Vobis was founded in 1975 in Aachen as Vero GmbH by students Theo Lieven and Rainer Fraling. Both were attending RWTH Aachen University when they founded their company; they later dropped out when the company became a surprise success. Vero started as out as a division of Studienhilfe e.V., reselling study aids such as slide rules and calculators to fellow students on campus.

In 1981, the company was renamed Vobis Data Computer GmbH and expansion in Germany began. The name change marked a pivot towards providing microcomputers instead of college supplies.

In October 1989, Metro AG acquired a majority stake in the company. Shortly after, in 1991, Vobis became a public company. Vobis also expanded abroad and founded, among other divisions, branches in Austria, Poland, Belgium and France. It became Europe's largest personal computer retailer by the mid-1990s. In 1994, due to Microsoft delaying the release date of Windows 95, Vobis decided to pre-install IBM's OS/2 on all of their new PCs. This boosted OS/2's popularity in Germany; it achieved a 40 percent market share in Germany, compared to the United States' 5 percent. Microsoft tried to withdraw Vobis' license for Windows 95, which would have had serious economic ramifications for Vobis, but they later came to an agreement in 1995.

In 1997, Vobis introduced the Highscreen Alpha 5000, their first entry in the workstation market, running a DEC Alpha microprocessor. The company had heretofore produced strictly consumer machines based on the Wintel/x86 platform. In the same year, Vobis had established 776 branches in eleven countries.

Metro broke up Vobis at the beginning of 1999 by selling their manufacturing lines to Maxdata (a company in which they owned a majority stake), as well as spinning off nine of Vobis' foreign branches. The Berlin entrepreneurs Jürgen Rakow and Jürgen Bochmann together acquired a 25-percent stake, plus one share, in the remaining Vobis company; Rakow had previously operated 33 branches as a franchisee under his operating company Vobis Micro Computer Franchise-Shop GmbH (VMCFS). The Vobis company was then renamed to Vobis Microcomputer AG.

In 2003, Vobis' former parent company Metro entered into an agreement with the company to carry Vobis products into Kaufhof department stores, increasing Vobis' nationwide sales locations from 65 to 323. Shortly after, Vobis moved their headquarters from Würselen to Potsdam in 2004 as part of major restructuring. The restructuring of the group continued at the end of 2005. From then on, Vobis began trading under the name Vobis Digital Expert. The company's focus shifted from selling complete PCs to individual parts as well as software and services. After a lawsuit was filed by Expert AG, Vobis dropped the Digital Expert from their trade name.

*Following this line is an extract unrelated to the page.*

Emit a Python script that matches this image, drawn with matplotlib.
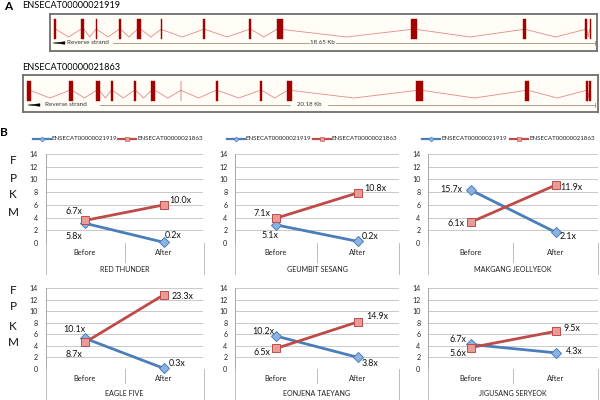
import matplotlib
matplotlib.use('Agg')
import matplotlib.pyplot as plt
from matplotlib.patches import Rectangle, Polygon

plt.rcParams['font.family'] = ['Lato', 'DejaVu Sans']

# ---------------- data ----------------
gene_ids = ['ENSECAT00000021919', 'ENSECAT00000021863']
gene_lengths_kb = [18.65, 20.18]
gene1_exon_starts = [0.00, 0.94, 1.46, 2.27, 2.90, 3.72, 5.19, 6.78, 7.74, 12.39, 16.28, 18.44, 18.60]
gene1_exon_widths = [0.10, 0.12, 0.05, 0.07, 0.14, 0.03, 0.08, 0.08, 0.21, 0.23, 0.11, 0.07, 0.05]
gene2_exon_starts = [0.00, 1.50, 2.47, 3.00, 3.82, 4.44, 5.49, 6.75, 8.33, 9.31, 13.92, 17.84, 20.00, 20.13]
gene2_exon_widths = [0.12, 0.12, 0.12, 0.06, 0.07, 0.14, 0.03, 0.07, 0.08, 0.17, 0.26, 0.12, 0.07, 0.05]

cultivars = ['RED THUNDER', 'GEUMBIT SESANG', 'MAKGANG JEOLLYEOK',
             'EAGLE FIVE', 'EONJENA TAEYANG', 'JIGUSANG SERYEOK']
stages = ['Before', 'After']
fpkm_21919 = [[3.1, 0.1], [2.85, 0.25], [8.35, 1.7], [5.3, 0.1], [5.7, 2.0], [4.25, 2.8]]
fpkm_21863 = [[3.55, 6.0], [3.9, 7.9], [3.25, 9.1], [4.6, 12.85], [3.55, 8.15], [3.7, 6.5]]
fold_21919 = [['5.8x', '0.2x'], ['5.1x', '0.2x'], ['15.7x', '2.1x'],
              ['10.1x', '0.3x'], ['10.2x', '3.8x'], ['6.7x', '4.3x']]
fold_21863 = [['6.7x', '10.0x'], ['7.1x', '10.8x'], ['6.1x', '11.9x'],
              ['8.7x', '23.3x'], ['6.5x', '14.9x'], ['5.6x', '9.5x']]
y_ticks = [0, 2, 4, 6, 8, 10, 12, 14]

# ---------------- layout / style (pixels, y downward) ----------------
W, H = 600, 400
BLUE_LINE, BLUE_FILL = '#4A7EBB', '#8DB3E2'
RED_LINE, RED_FILL = '#BE4B48', '#E99B98'
GRID = '#C9C9C9'

# label offsets in px (dx, dy with dy downward): [before, after]
off_blue = [[(-11, 13), (9, -7)], [(-6, 11), (12, -5)], [(-19, 0), (12, 4)],
            [(-11, -9), (13, -5)], [(-13, -5), (12, 6)], [(-13, -5), (19, -1)]]
off_red = [[(-11, -9), (16, -4)], [(-14, -5), (17, -4)], [(-14, 1), (16, 2)],
           [(-11, 12), (18, 2)], [(-14, 4), (19, -5)], [(-13, 6), (16, -3)]]

cols = [(45.5, 203.5), (235, 399), (428, 598)]
rows = [(154, 243), (288, 369)]
row_sep_outer = [31, 31]
row_sep_mid = [19, 14]
row_group_y = [26, 25]
legend_x = [(33, 118), (227, 313), (422, 510)]


def rect(x0, y0, x1, y1):
    return [x0 / W, 1 - y1 / H, (x1 - x0) / W, (y1 - y0) / H]


fig = plt.figure(figsize=(6, 4), dpi=100)
fig.patch.set_facecolor('white')

# ---------------- Panel A: gene models ----------------
gene_boxes = [(50, 14, 597, 51), (23, 75, 598, 112)]
gene_px_range = [(53.5, 591.0), (27.3, 590.7)]
exon_sets = [(gene1_exon_starts, gene1_exon_widths), (gene2_exon_starts, gene2_exon_widths)]
for gi in range(2):
    bx0, by0, bx1, by1 = gene_boxes[gi]
    p0, p1 = gene_px_range[gi]
    L = gene_lengths_kb[gi]
    s = (p1 - p0) / L
    ax = fig.add_axes(rect(bx0, by0, bx1, by1))
    ax.set_facecolor('#FFFDF6')
    ax.set_xlim((bx0 - p0) / s, (bx1 - p0) / s)
    ax.set_ylim(by1, by0)
    ax.set_xticks([])
    ax.set_yticks([])
    for sp in ax.spines.values():
        sp.set_color('#6E6E6E')
        sp.set_linewidth(1.3)
    starts, widths = exon_sets[gi]
    top, bot = by0 + 5.5, by0 + 25.5
    mid = (top + bot) / 2
    for i in range(len(starts) - 1):
        e_end = starts[i] + widths[i]
        n_start = starts[i + 1]
        ax.plot([e_end, (e_end + n_start) / 2, n_start], [mid, mid + 7.5, mid],
                color='#E38A8A', lw=0.6, zorder=2)
    for st, wd in zip(starts, widths):
        ax.add_patch(Rectangle((st, top), wd, bot - top, facecolor='#A30000',
                               edgecolor='#A30000', lw=0.3, zorder=3))

# overlay for annotations
ov = fig.add_axes([0, 0, 1, 1], zorder=10)
ov.set_xlim(0, W)
ov.set_ylim(H, 0)
ov.axis('off')
ov.patch.set_alpha(0)

ov.text(4, 7, 'A', fontsize=8.5, fontweight='bold', ha='left', va='center')
ov.text(22, 6, gene_ids[0], fontsize=6.6, ha='left', va='center')
ov.text(22, 68, gene_ids[1], fontsize=6.6, ha='left', va='center')

scale_specs = [
    dict(y=43, ax0=53, tx=67, l1=(113, 309), lab=(322, f'{gene_lengths_kb[0]:.2f} Kb'), l2=(336, 595)),
    dict(y=105, ax0=28, tx=45, l1=(100, 290), lab=(309, f'{gene_lengths_kb[1]:.2f} Kb'), l2=(328, 595)),
]
for sp in scale_specs:
    y = sp['y']
    a0 = sp['ax0']
    ov.add_patch(Polygon([[a0, y], [a0 + 12, y - 1.3], [a0 + 12, y + 1.3]],
                         closed=True, facecolor='black', edgecolor='black', lw=0.3))
    ov.text(sp['tx'], y, 'Reverse strand', fontsize=4.6, color='#333333',
            ha='left', va='center')
    ov.plot(sp['l1'], [y, y], color='#9C9478', lw=0.6)
    ov.text(sp['lab'][0], y, sp['lab'][1], fontsize=4.4, color='#333333',
            ha='center', va='center')
    ov.plot(sp['l2'], [y, y], color='#9C9478', lw=0.6)
    ov.plot([sp['l2'][1], sp['l2'][1]], [y - 2, y + 2], color='#9C9478', lw=0.6)

# ---------------- Panel B: line charts ----------------
ov.text(0, 132, 'B', fontsize=8.5, fontweight='bold', ha='left', va='center')
fpkm_y = [[160, 179, 195, 212], [290, 307, 326, 342]]
for r in range(2):
    for letter, yy in zip('FPKM', fpkm_y[r]):
        ov.text(13, yy, letter, fontsize=8.5, ha='center', va='center', color='#111111')

for k in range(6):
    r, c = divmod(k, 3)
    x0, x1 = cols[c]
    y14, y0 = rows[r]
    ax = fig.add_axes(rect(x0, y14, x1, y0))
    ax.patch.set_alpha(0)
    ax.set_xlim(-0.5, 1.5)
    ax.set_ylim(0, 14)
    ax.set_yticks(y_ticks)
    ax.set_yticklabels([str(t) for t in y_ticks], fontsize=5.1, color='#222222')
    ax.set_xticks(range(len(stages)))
    ax.set_xticklabels(stages, fontsize=5.4, color='#222222')
    ax.tick_params(axis='y', length=0, pad=5.5)
    ax.tick_params(axis='x', length=0, pad=4.3)
    ax.grid(axis='y', color=GRID, lw=0.7)
    ax.set_axisbelow(True)
    for name in ['top', 'right', 'bottom']:
        ax.spines[name].set_visible(False)
    ax.spines['left'].set_color('#A8A8A8')
    ax.spines['left'].set_linewidth(0.7)

    xs = list(range(len(stages)))
    ax.plot(xs, fpkm_21919[k], color=BLUE_LINE, lw=2.0, marker='D', markersize=4.8,
            markerfacecolor=BLUE_FILL, markeredgecolor=BLUE_LINE, markeredgewidth=0.7,
            clip_on=False, zorder=3)
    ax.plot(xs, fpkm_21863[k], color=RED_LINE, lw=2.0, marker='s', markersize=5.6,
            markerfacecolor=RED_FILL, markeredgecolor=RED_LINE, markeredgewidth=0.7,
            clip_on=False, zorder=4)
    for j in range(2):
        dx, dy = off_blue[k][j]
        ax.annotate(fold_21919[k][j], (xs[j], fpkm_21919[k][j]), xytext=(dx, -dy),
                    textcoords='offset pixels', ha='center', va='center',
                    fontsize=6.4, color='#111111', zorder=6, annotation_clip=False)
        dx, dy = off_red[k][j]
        ax.annotate(fold_21863[k][j], (xs[j], fpkm_21863[k][j]), xytext=(dx, -dy),
                    textcoords='offset pixels', ha='center', va='center',
                    fontsize=6.4, color='#111111', zorder=6, annotation_clip=False)

    # category separators & group label
    xm = (x0 + x1) / 2
    for xx in (x0, x1):
        ov.plot([xx, xx], [y0, min(y0 + row_sep_outer[r], H)], color='#BDBDBD', lw=0.7)
    ov.plot([xm, xm], [y0, y0 + row_sep_mid[r]], color='#BDBDBD', lw=0.7)
    ov.text(xm, y0 + row_group_y[r], cultivars[k], fontsize=5.1, color='#222222',
            ha='center', va='center')

    # legend (top row only)
    if r == 0:
        ly = 139
        bx, rx = legend_x[c]
        ov.plot([bx, bx + 18], [ly, ly], color=BLUE_LINE, lw=1.6)
        ov.plot([bx + 9], [ly], marker='D', markersize=2.6, color=BLUE_FILL,
                markeredgecolor=BLUE_LINE, markeredgewidth=0.4)
        ov.text(bx + 19, ly, gene_ids[0], fontsize=4.4, color='#222222',
                ha='left', va='center')
        ov.plot([rx, rx + 18], [ly, ly], color=RED_LINE, lw=1.6)
        ov.plot([rx + 9], [ly], marker='s', markersize=3, color=RED_FILL,
                markeredgecolor=RED_LINE, markeredgewidth=0.4)
        ov.text(rx + 19, ly, gene_ids[1], fontsize=4.4, color='#222222',
                ha='left', va='center')

fig.savefig('out.png', dpi=100, facecolor='white')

In 2009, Vobis Microcomputer moved its headquarters from Thaleischweiler-Fröschen to Langenburg. In 2011, Bochmann and Raisin stepped down as managing directors and were succeeded by Claudia Wiedenig. In July 2014, the company merged with IT-Holding GmbH, which had also moved from Saarbrücken to Langenburg, and this in turn was merged with Divaco Beteiligungs AG, a company led by Siegfried Kaske.

At the beginning of 2008, the company had a total of 48 franchisees, down from roughly 96 in 2005. In the meantime, the company had transferred its franchise system division as well as their distribution and telecommunications subsidiaries to the investment company Sibov AG. Vobis then relocated to Potsdam. Sibov became a GmbH in 2014 and also moved its headquarters to Langenburg, becoming part of Siegfried Kaske's investment network.

Since 2009, the Highscreen brand has been used for Russia-marketed smartphones. In 2012, Vobis' online store was awarded to franchisee Bora Computer GbR. By July 2017, there were only 13 branches left of Vobis, located chiefly in Berlin and East Germany.